Hamilton was more negative when assessing the process of appointing individuals by an assembly of men. He didn’t think it as likely that such a process would result in the choice of well-qualified men. Rather than choosing an individual for his qualifications and merit, the interplay of personalities, like, dislikes and those attachments and animosities found in assemblies would lead to the the result either of a victory gained by one party over the other, or of a compromise between the parties. The first result would cause the needs of the factions in the assembly to be more important than the qualifications of the individual appointed. The second option would result because the winning coalition would ”… turn upon some interested equivalent: "Give us the man we wish for this office, and you shall have the one you wish for that." Neither result is likely to provide the best man for the office.

Option 3.

Given options 1. and 2. above, it is clear that the more likely to result in the appointment of qualified men to office is option 1. Hamilton stated that between those two procedures ”…the President ought solely to have been authorized to make the appointments under the federal government.”

He then goes on the point to option 3. above as preferable to either option 1. or option 2. ” But it is easy to show, that every advantage to be expected from such an arrangement would, in substance, be derived from the power of NOMINATION, which is proposed to be conferred upon him; while several disadvantages which might attend the absolute power of appointment in the hands of that officer would be avoided. This is one of those built-in checks and balances for which the US Constitution is justly lauded.

Hamilton says that when the President nominates an individual to fill an office, he is solely responsible for his judgment, just as if he appointed that person directly. He will undertake all the efforts in nominating an individual just as he would have if he directly appointed him. This avoids the problems of appointment by an assembly which result from either a victory of one side over the toner or of a compromise between the parties. So nomination by the President gives the focus on the qualities of the individual which is lost in an appointment by an assembly.

Of course, the assembly might overrule the Presidents’ nomination.

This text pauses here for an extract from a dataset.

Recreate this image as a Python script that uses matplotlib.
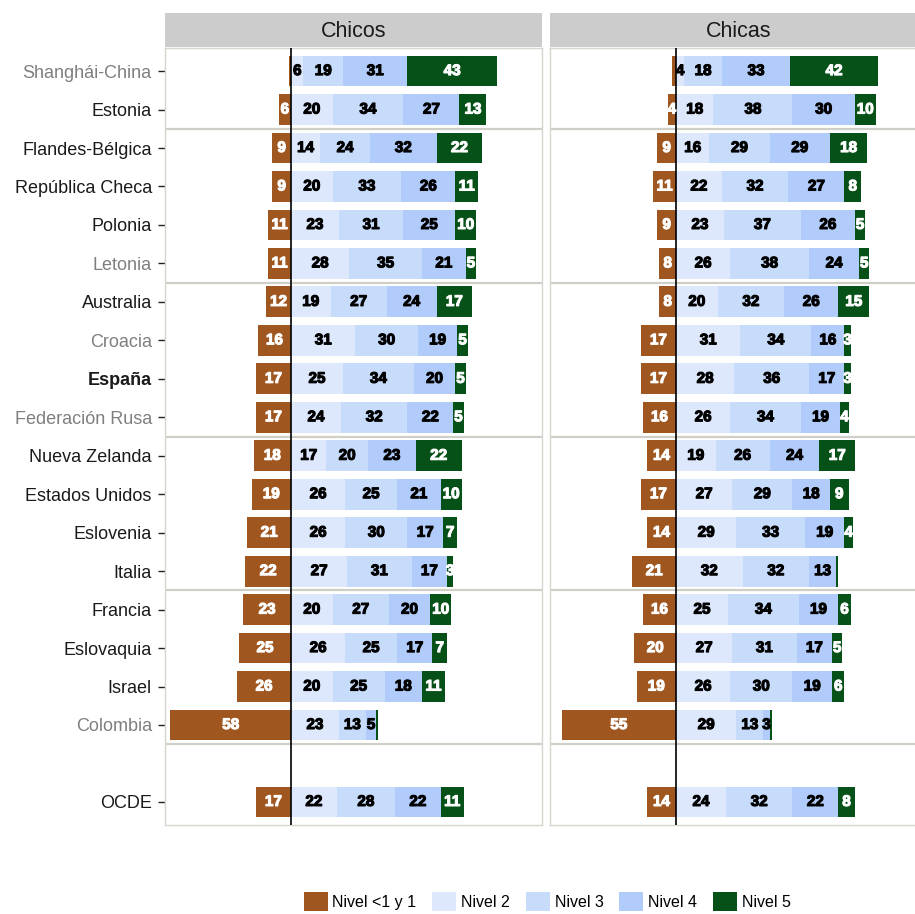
import numpy as np
import matplotlib.pyplot as plt
import matplotlib.patheffects as pe
from matplotlib.patches import Patch

plt.rcParams['font.family'] = ['Liberation Sans', 'DejaVu Sans']

paises = ["Shanghái-China", "Estonia", "Flandes-Bélgica", "República Checa", "Polonia",
          "Letonia", "Australia", "Croacia", "España", "Federación Rusa", "Nueva Zelanda",
          "Estados Unidos", "Eslovenia", "Italia", "Francia", "Eslovaquia", "Israel",
          "Colombia", "OCDE"]
grises = ["Shanghái-China", "Letonia", "Croacia", "Federación Rusa", "Colombia"]
niveles = ["Nivel <1 y 1", "Nivel 2", "Nivel 3", "Nivel 4", "Nivel 5"]

# porcentajes por nivel (chicos)
chicos_n1 = [1, 6, 9, 9, 11, 11, 12, 16, 17, 17, 18, 19, 21, 22, 23, 25, 26, 58, 17]
chicos_n2 = [6, 20, 14, 20, 23, 28, 19, 31, 25, 24, 17, 26, 26, 27, 20, 26, 20, 23, 22]
chicos_n3 = [19, 34, 24, 33, 31, 35, 27, 30, 34, 32, 20, 25, 30, 31, 27, 25, 25, 13, 28]
chicos_n4 = [31, 27, 32, 26, 25, 21, 24, 19, 20, 22, 23, 21, 17, 17, 20, 17, 18, 5, 22]
chicos_n5 = [43, 13, 22, 11, 10, 5, 17, 5, 5, 5, 22, 10, 7, 3, 10, 7, 11, 1, 11]

# porcentajes por nivel (chicas)
chicas_n1 = [2, 4, 9, 11, 9, 8, 8, 17, 17, 16, 14, 17, 14, 21, 16, 20, 19, 55, 14]
chicas_n2 = [4, 18, 16, 22, 23, 26, 20, 31, 28, 26, 19, 27, 29, 32, 25, 27, 26, 29, 24]
chicas_n3 = [18, 38, 29, 32, 37, 38, 32, 34, 36, 34, 26, 29, 33, 32, 34, 31, 30, 13, 32]
chicas_n4 = [33, 30, 29, 27, 26, 24, 26, 16, 17, 19, 24, 18, 19, 13, 19, 17, 19, 3, 22]
chicas_n5 = [42, 10, 18, 8, 5, 5, 15, 3, 3, 4, 17, 9, 4, 1, 6, 5, 6, 1, 8]

colores = ["#A0561F", "#DEE8FD", "#C7DBFB", "#B1CBFA", "#065117"]
color_txt = ["white", "black", "black", "black", "white"]
separadores = [1.5, 5.5, 9.5, 13.5, 17.5]

# fila vacia antes de OCDE
pos = np.arange(len(paises), dtype=float)
pos[-1] += 1

fig = plt.figure(figsize=(9.15, 9.14), dpi=100)
W, H = 915.0, 914.0


def etiqueta(ax, x, y, v, col):
    ax.text(x, y, str(v), ha='center', va='center', fontsize=11, fontweight='bold',
            color=col, zorder=4,
            path_effects=[pe.withStroke(linewidth=0.8, foreground=col)])


def panel(x0, titulo, datos, etiquetas):
    ax = fig.add_axes([x0 / W, 89 / H, 377 / W, 777 / H])
    n1 = np.array(datos[0])
    ax.barh(pos, -n1, height=0.8, color=colores[0], zorder=2)
    for i, v in enumerate(n1):
        if v >= 3:
            etiqueta(ax, -v / 2, pos[i], v, color_txt[0])
    left = np.zeros(len(paises))
    for k in range(1, 5):
        vals = np.array(datos[k])
        ax.barh(pos, vals, left=left, height=0.8, color=colores[k], zorder=2)
        for i, v in enumerate(vals):
            if v >= 3:
                etiqueta(ax, left[i] + v / 2, pos[i], v, color_txt[k])
        left += vals
    ax.axvline(0, color='black', lw=1.2, zorder=3)
    for s in separadores:
        ax.axhline(s, color='#CFCFC7', lw=1.6, zorder=1)
    ax.set_xlim(-60.6, 120.7)
    ax.set_ylim(19.6, -0.6)
    ax.set_xticks([])
    for sp in ax.spines.values():
        sp.set_color('#D6D6CE')
        sp.set_linewidth(1.0)
    if etiquetas:
        ax.set_yticks(pos)
        ax.set_yticklabels(paises, fontsize=13)
        ax.tick_params(axis='y', length=5, width=1, color='#222222', pad=4.5)
        for t in ax.get_yticklabels():
            if t.get_text() in grises:
                t.set_color('#7F7F7F')
            else:
                t.set_color('#1A1A1A')
            if t.get_text() == "España":
                t.set_fontweight('bold')
    else:
        ax.set_yticks([])
    # tira del titulo
    st = fig.add_axes([x0 / W, 867 / H, 377 / W, 34 / H])
    st.set_facecolor('#CCCCCC')
    st.set_xticks([])
    st.set_yticks([])
    for sp in st.spines.values():
        sp.set_visible(False)
    st.text(0.5, 0.45, titulo, ha='center', va='center', fontsize=15.5,
            color='#1A1A1A', transform=st.transAxes)
    return ax


panel(165, "Chicos", [chicos_n1, chicos_n2, chicos_n3, chicos_n4, chicos_n5], True)
panel(550, "Chicas", [chicas_n1, chicas_n2, chicas_n3, chicas_n4, chicas_n5], False)

handles = [Patch(facecolor=c, edgecolor='none') for c in colores]
fig.legend(handles, niveles, loc='center', bbox_to_anchor=(0.598, 0.0137), ncol=5,
           frameon=False, fontsize=11.5, handlelength=1.5, handleheight=1.5,
           handletextpad=0.3, columnspacing=1.0, borderpad=0)

fig.savefig("out.png", dpi=100)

Without that option, the Senate has no Advice and Consent role in the appointment of officers. The idea that the President has the right expect the Senate to approve every nomination makes a mockery of the Constitutional provision of Senatorial Advice and Consent.

If the assembly overrules the Presidents’ nomination, it cannot be as part of a tradeoff between factions in the assembly since the assembly cannot choose who it appoints. Such a trade-off in the Senate is impossible if the Senators cannot themselves nominate the next individuals to be appointed to office. At the same time, the requirement that the Senate approve or reject the appointment of an individual for office should act to keep the President from appointing unfit characters for whatever personal reasons he might have.

Hamilton also considered the possibility that the President might use his power to nominate individuals for office to influence the Senate to give him what he wanted. He then discussed ways an independent Senate is established within the Constitution and how the independent action of the Senate will improve the nomination and appointment process.

The fact that the Senate would hold hearings on such nominations allows the more virtuous and less venal of the politicians an opportunity to pressure politicians to act for the nation rather than for personal gain. Hamilton felt that while the President could influence [buy off] some individuals in the Senate he would not likely be able to ”purchase the integrity of the whole body” Hamilton also believed that since the Constitution prohibits the President from creating an office to which a Senator could be appointed or increase the payments to a legislator while he is a Senator, then the President had few ways to influence the members of the Senate in their deliberations. So, within the limitations of 18th century government, Hamilton believed that the Constitution protected an independent Senate from control by the President.

Since the Constitution did not consider the possibility of political parties, Senators were appointed by the legislatures of the respective states rather than by the mobs, and various methods a President might have used to buy off a significant block of Senators, Hamilton assumed that the Senate would be free from domination by the President. It should be quite clear that Hamilton did not for a moment entertain the idea that a President deserved to have his appointees approved. Such a practice makes a mockery of the Constitutional provision that the President merely nominates people for office, to be accepted or rejected by an independent Senate acting in its Constitutional role of providing advice and consent.

Conclusion

The idea that because the filibuster is not mentioned in the Constitution makes it unconstitutional is ludicrous. The Senate has the Constitutional power to set its own rules of deliberation and the filibuster has been one of those rules since the beginning. Nothing in the history of the filibuster has ever even hinted that it was not appropriate for use in the Constitutional Advice and Consent role of the Senate. The filibuster has been a part of the Senate rules since the beginning of the Senate as a way for a significant minority to force the body to give it a realistic hearing.

It is clear that Hamilton felt the process of nominating a candidate and then having the Senate approve or reject such candidates was the best method of getting qualified candidates appointed to offices. It is also clear that Hamilton saw the Senate as acting as a separate and independent deliberative body in its Constitutionally established power of advice and consent on individuals nominated for office by the President.

It is abundantly clear from Federalist No 76 that he rejected the idea that the President had the right to appoint high-ranking individuals to office. Instead the President was given only the power to nominate candidates for office, and the Senate was expected to act on those nominations as an independent body. For the Senate to give the President any nominee he asks for as an appointee guts the Advice and Consent provision of the Constitution. The Senate is fulfilling its constitutional role only if it retains its independence from control by the President.

It is this Senatorial independence that the Republican are working to end. Hamilton mentioned the prohibitions in the Constitution that were intended to keep the Senate from being influenced by the President in its deliberations. But the Founding Fathers made no provision for political parties in the Constitution, and they could not have imagined the many ways a 21st century President could use his office to influence individual Senators.

It is in fact the Republicans who are attempting to apply unconstitutional procedures when they allow the President to directly appoint government officers with nothing more than a Senatorial rubber stamp. This is not what the founding fathers intended.